On Friday, some of the carrier community’s leading lights gathered in Venice for the annual general assembly of ETNO (the European Telecommunications Networks Operators’ association).
In the opening address, ETNO members called on EU telecoms ministers for a clear strategy to boost risky investment in high speed broadband networks, cautioning policy makers against regulatory measures, which the body claims to risk further affecting operators’ revenues and their ability to invest.
In 2007, ETNO said that revenue in the telecoms sector grew by only 1.6 per cent against 2.3 per cent in 2006. Across the same period, investment also only increased by 1.4 per cent against 4.1 per cent in 2006 – the lowest investment growth since 2003. Aggravated by the ongoing financial crisis, slowing investment trends could lead to a further delay in the deployment of high speed broadband access networks, further affecting Europe’s competitiveness, the association said.

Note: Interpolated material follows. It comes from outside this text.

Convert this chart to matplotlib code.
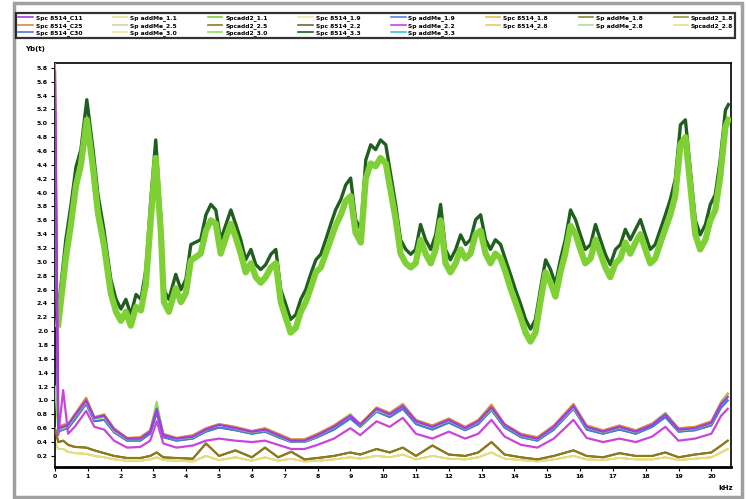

“The economic priority of the next few years must be investment in fibre-based Next Generation Networks (NGN) and mobile broadband networks through policies that create the incentives for that to happen. Such investments are large-scale, in the range of hundreds of Billions Euros (Eur300bn for Europe only). They are supposed to last for decades and need a stable and predictable policy and regulatory environment,” said Michael Bartholomew, ETNO director.
“We are however concerned that the current financial crisis could lead to a new wave of regulation in all sectors of our economy.If regulatory policy continues to constantly focus on pushing prices down, ever more capital will be withdrawn from the industry. The most recent example is the move to cut mobile termination rates in the EU at an even lower level than costs. If this trend continues, it risks pushing the ICT sector into an economic downturn further deepening the recession of our global economy.”
ETNO identified a number of areas where it believes regulatory policies can be tweaked to encourage investment. These include lowering the costs of deploying new networks through symmetric obligations to open up all ducts capable of carrying communications networks; and using access regulation to allow for a fair risk sharing between the investor and access seekers, given the high risk of investment in new access networks.
Will regulators ever be able to catch up with the rate of change in the telco/tech industry?